Alex François (A linguist in Melanesia/Un linguiste en Mélanésie) has collaborated on Atlas Linguistique de Polynésie Française/Linguistic Atlas of French Polynesia (Berlin: Mouton de Gruyter & Papeete: Université de la Polynésie Française, 2015) and put it online for all to freely access or download:
Maeva ‘outou !
Welcome to the homepage of the Linguistic Atlas of French Polynesia. The result of ten years of collaboration between two linguists of French CNRS – Jean-Michel Charpentier(†) and Alexandre François – this volume of 2562 pages documents the diversity of languages and dialects of French Polynesia. […]
Inaugurated officially on 26 February 2015, this atlas is published jointly by Université de la Polynésie française (UPF) and by academic publisher De Gruyter. Both the authors and the publishers have wished for this work to be distributed freely, in Open access, so as to be accessible to everyone. Feel free to download it and circulate it!
Now, that’s what I call accessible scholarship. (Thanks, Yoram!)
What an amazing work. Some 2,500 pages. And all for a population of about a quarter million people spread over 1,500 sq mi in the middle of an ocean.
I see that there are no plans to print the dictionary unless sufficient demand arises. That’s probably the path for all new large scholarly dictionaries.
Yes, and it makes sense. (I agree about the amazingness.)
In a book called “Atlas des îles abandonnées” (Atlas der abgelegenen Inseln in the original German version, 2009) there’s the — litterally — unbelievable story of a young boy, Marc Liblin, born in a village of the Vosges mountains in France, who dreams that he is taught an unknown language, a language he eventually masters perfectly.
Aged 33, he lives solitarily in Brittany when scientists from the university of Rennes try for two years to decipher the language he speaks, to no avail.
One day, they decide to try their luck in a number of cafés, where Marc Liblin monologues in a language nobody understands. Until a former sailor says he’d heard this tongue on a faraway island of Polynesia, and he knows a lady who speaks like that.
They go to the block of flat in which she lives. As Meretuini Make opens the door, Marc Liblin greets her in his dreams’ language, “et elle répond aussitôt dans le vieil idiome rapa de son pays”.
Marc Liblin, who has never left Europe before, marries the only woman that uinderstands him and in 1983 goes with her to the island where people speak the language of his dreams: Rapa Iti.

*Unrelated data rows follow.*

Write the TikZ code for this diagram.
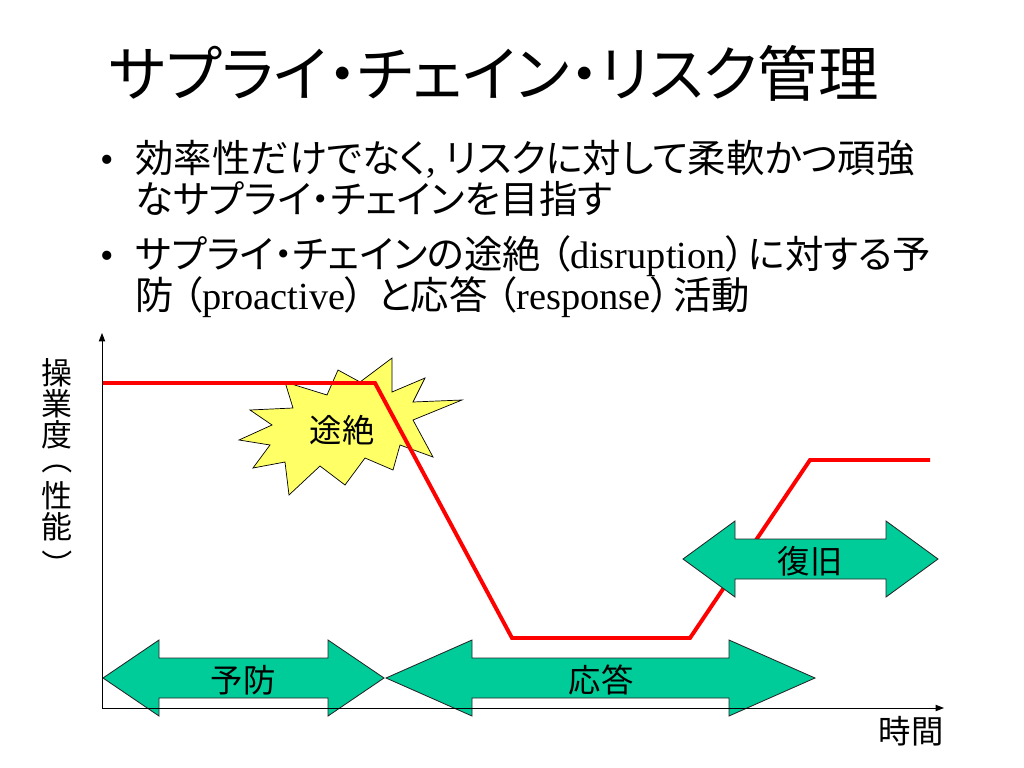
\documentclass[tikz,border=0pt]{standalone}
\usepackage{fontspec}
\setmainfont{Liberation Serif}
\newfontfamily\jfont[RawFeature=+palt]{Noto Sans CJK JP}
\usetikzlibrary{arrows.meta}
\definecolor{burstyellow}{HTML}{FFFF66}
\definecolor{phasegreen}{HTML}{00CC99}
\tikzset{
  phasearrow/.style={fill=phasegreen, draw=black!85, line width=0.6pt},
  phaselabel/.style={inner sep=0pt, font=\jfont\fontsize{23}{27}\selectfont},
  bodyline/.style={anchor=base west, inner sep=0pt, font=\fontsize{27.3}{32}\selectfont},
  axisline/.style={line width=0.7pt, -{Triangle[length=6pt,width=4.5pt]}},
}
% double arrow: left tip, right tip, centre y, head length
\def\dblarrow(#1:#2:#3:#4){\draw[phasearrow] (#1,#3) -- (#1+#4,#3-38) -- (#1+#4,#3-20) -- (#2-#4,#3-20) -- (#2-#4,#3-38) -- (#2,#3) -- (#2-#4,#3+38) -- (#2-#4,#3+20) -- (#1+#4,#3+20) -- (#1+#4,#3+38) -- cycle;}
% japanese brackets in a latin line
\def\lp{\kern0.25em{\jfont （}}
\def\rp{{\jfont ）}\kern0.08em}
\def\vp#1{\rotatebox[origin=c]{-90}{#1}}

\begin{document}
\begin{tikzpicture}[x=0.025cm, y=-0.025cm]
			%%%%% START %%%%%
			\useasboundingbox (0,0) rectangle (1024,768);

			\node[inner sep=0pt, font=\jfont\fontsize{43}{48}\selectfont] (title) at (494,73) {サプライ・チェイン・リスク管理};

			\node[bodyline] (dot1) at (100,173) {\textbullet};
			\node[bodyline] (line1) at (135,173) {{\jfont 効率性だけでなく}, {\jfont リスクに対して柔軟かつ頑強}};
			\node[bodyline] (line2) at (135,213) {{\jfont なサプライ・チェインを目指す}};
			\node[bodyline] (dot2) at (100,268) {\textbullet};
			\node[bodyline] (line3) at (135,268) {{\jfont サプライ・チェインの途絶}\lp disruption\rp{\jfont に対する予}};
			\node[bodyline] (line4) at (135,309) {{\jfont 防}\lp proactive\rp\ {\jfont と応答}\lp response\rp{\jfont 活動}};

			% disruption burst
			\draw[fill=burstyellow, draw=black, line width=0.5pt] (285,382) -- (327,395) -- (338,370) -- (360,382) -- (392,358) -- (392,392) -- (425,378) -- (413,402) -- (462,400) -- (413,420) -- (433,457) -- (400,445) -- (393,470) -- (365,458) -- (345,485) -- (320,466) -- (289,495) -- (285,462) -- (253,468) -- (270,445) -- (239,440) -- (272,425) -- (250,410) -- (293,408) -- cycle;
			\node[phaselabel] (tozetsu) at (342,430) {途絶};

			% performance curve
			\draw[line width=2.8pt, color=red] (102,383) -- (375,383) -- (512,638) -- (690,638) -- (810,460) -- (930,460);

			\dblarrow(103:384:678:56)
			\dblarrow(386:815:678:86)
			\dblarrow(683:938:559:52)
			\node[phaselabel] (yobou) at (243,680) {予防};
			\node[phaselabel] (outou) at (601,680) {応答};
			\node[phaselabel] (fukkyuu) at (810,561) {復旧};

			% axes
			\coordinate (origin) at (102,708);
			\coordinate (ytop) at (102,333);
			\coordinate (xend) at (944,708);
			\draw[axisline] (origin) -- (ytop);
			\draw[axisline] (origin) -- (xend);
			\node[inner sep=0pt, align=center, font=\jfont\fontsize{22}{22}\selectfont] (ylabel) at (57,464) {操\\業\\度\\\vp{（}\\性\\能\\\vp{）}};
			\node[phaselabel] (jikan) at (911,731) {時間};

			%%%%% END %%%%%
\end{tikzpicture}
\end{document}
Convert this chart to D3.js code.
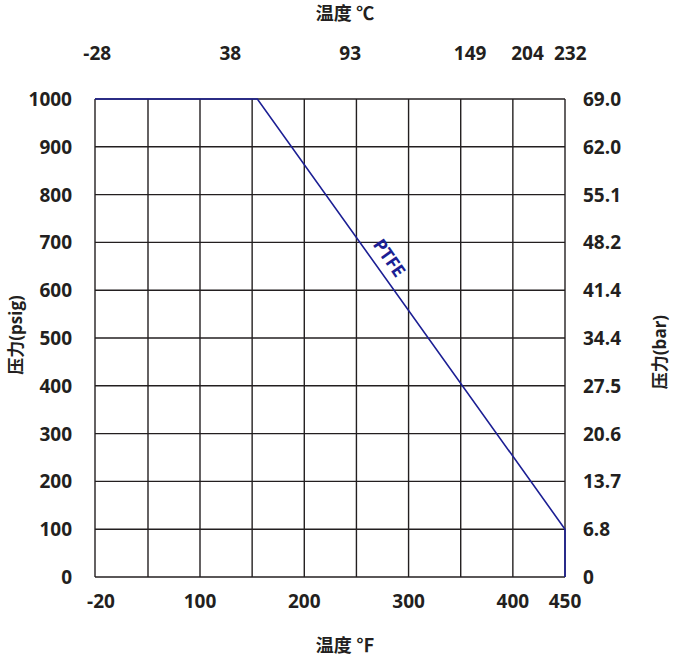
<!DOCTYPE html>
<html><head><meta charset="utf-8">
<script src="https://cdn.jsdelivr.net/npm/d3@7"></script>
<style>body{margin:0;background:#fff}text{font-family:"Open Sans","Noto Sans CJK SC",sans-serif;font-weight:bold;fill:#231f20}</style>
</head><body><svg width="673" height="659"></svg>
<script>
var gridF = [-20, 50, 100, 150, 200, 250, 300, 350, 400, 450];
var bottomTicks = [-20, 100, 200, 300, 400, 450];
var topTicksF = [-17, 129, 244, 359, 414, 455];
var topLabels = ["-28", "38", "93", "149", "204", "232"];
var psigTicks = [0, 100, 200, 300, 400, 500, 600, 700, 800, 900, 1000];
var barLabels = ["0", "6.8", "13.7", "20.6", "27.5", "34.4", "41.4", "48.2", "55.1", "62.0", "69.0"];
var ptfeF = [-20, 155, 450, 450];
var ptfeP = [1000, 1000, 100, 0];

var svg = d3.select("svg");
var ink = "#231f20", blue = "#1c1f94";

var x = d3.scaleLinear().domain([-20, 50, 100, 450]).range([95, 148, 200, 565]);
var y = d3.scaleLinear().domain([0, 1000]).range([577, 99]);

// grid
svg.selectAll("line.v").data(gridF).enter().append("line")
    .attr("x1", function(d) { return x(d); }).attr("x2", function(d) { return x(d); })
    .attr("y1", y(0)).attr("y2", y(1000)).attr("stroke", ink).attr("stroke-width", 1.4);
svg.selectAll("line.h").data(psigTicks).enter().append("line")
    .attr("x1", x(-20)).attr("x2", x(450))
    .attr("y1", function(d) { return y(d); }).attr("y2", function(d) { return y(d); })
    .attr("stroke", ink).attr("stroke-width", 1.4);

// tick labels
svg.selectAll("text.b").data(bottomTicks).enter().append("text")
    .attr("x", function(d) { return x(d) + (d == -20 ? 6 : 0); }).attr("y", 608)
    .attr("text-anchor", "middle").attr("font-size", 19).text(function(d) { return d; });
svg.selectAll("text.t").data(topTicksF).enter().append("text")
    .attr("x", function(d) { return x(d); }).attr("y", 60)
    .attr("text-anchor", "middle").attr("font-size", 19).text(function(d, i) { return topLabels[i]; });
svg.selectAll("text.l").data(psigTicks).enter().append("text")
    .attr("x", 72).attr("y", function(d) { return y(d) + 7; })
    .attr("text-anchor", "end").attr("font-size", 19).text(function(d) { return d; });
svg.selectAll("text.r").data(psigTicks).enter().append("text")
    .attr("x", 583).attr("y", function(d) { return y(d) + 7; })
    .attr("font-size", 19).text(function(d, i) { return barLabels[i]; });

// titles
svg.append("text").attr("x", 345).attr("y", 20).attr("text-anchor", "middle").attr("font-size", 18).text("温度 ℃");
svg.append("text").attr("x", 345).attr("y", 652).attr("text-anchor", "middle").attr("font-size", 18).text("温度 ℉");
svg.append("text").attr("transform", "translate(22,335) rotate(-90)").attr("text-anchor", "middle").attr("font-size", 17).text("压力(psig)");
svg.append("text").attr("transform", "translate(666,352) rotate(-90)").attr("text-anchor", "middle").attr("font-size", 17).text("压力(bar)");

// PTFE line
var line = d3.line().x(function(d) { return x(d[0]); }).y(function(d) { return y(d[1]); });
svg.append("path").datum(ptfeF.map(function(f, i) { return [f, ptfeP[i]]; }))
    .attr("d", line).attr("fill", "none").attr("stroke", blue).attr("stroke-width", 1.6);
svg.append("text").attr("transform", "translate(" + (x(267) + 10) + "," + (y(660)) + ") rotate(55)")
    .attr("text-anchor", "middle").attr("font-size", 18).style("fill", blue).text("PTFE");
</script></body></html>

That’s a lovely story I think.
It is a nice story, Sig. However, the full German title translates as “Atlas of the remote islands: Fifty islands where I never was and never will be “. It’s not just a book, but – to put it bluntly – a collection of short stories. On Amazon, the publishers and commentators avoid calling it that, I suppose in order to sustain a PR image that it is something more magical and mystical.
So to call the story “literally unbelievable” is rather odd. Short stories are not intended to be “believable”, whether “literally” or not. I personally think the subtitle is hamfisted and spoils any magical effect intended. Perhaps it’s there for legal reasons, so that disappointed amateur geographers can’t demand their money back.
I agree with Stu. It annoys me when fiction isn’t labeled as fiction. I know, I’m a prepostmodern fuddy-duddy.
It’s quite ambiguous in this case. For the few islands that I know of (Diego Garcia and Tromelin), what is written in this book is close enough to reality to think you are reading a true account of what happened.
Furthermore, Marc Liblin is someone who really existed (http://mobile.agoravox.fr/culture-loisirs/voyages/article/ile-rapa-l-invraisemblable-79470) and he might have really told people about the language he learned while sleeping.
It’s just that learning a language that you’ve never heard just by dreaming about it cannot go along with my sense of rationality. I nevertheless like the story — a work of fiction as far as I am concerned. I was quite disturbing, though, to realise that, contrary to what was told in other parts of the book, this was just… an invention. Or just the narration of an invention?
A veridical imagining of real events narrated as if they were imaginary.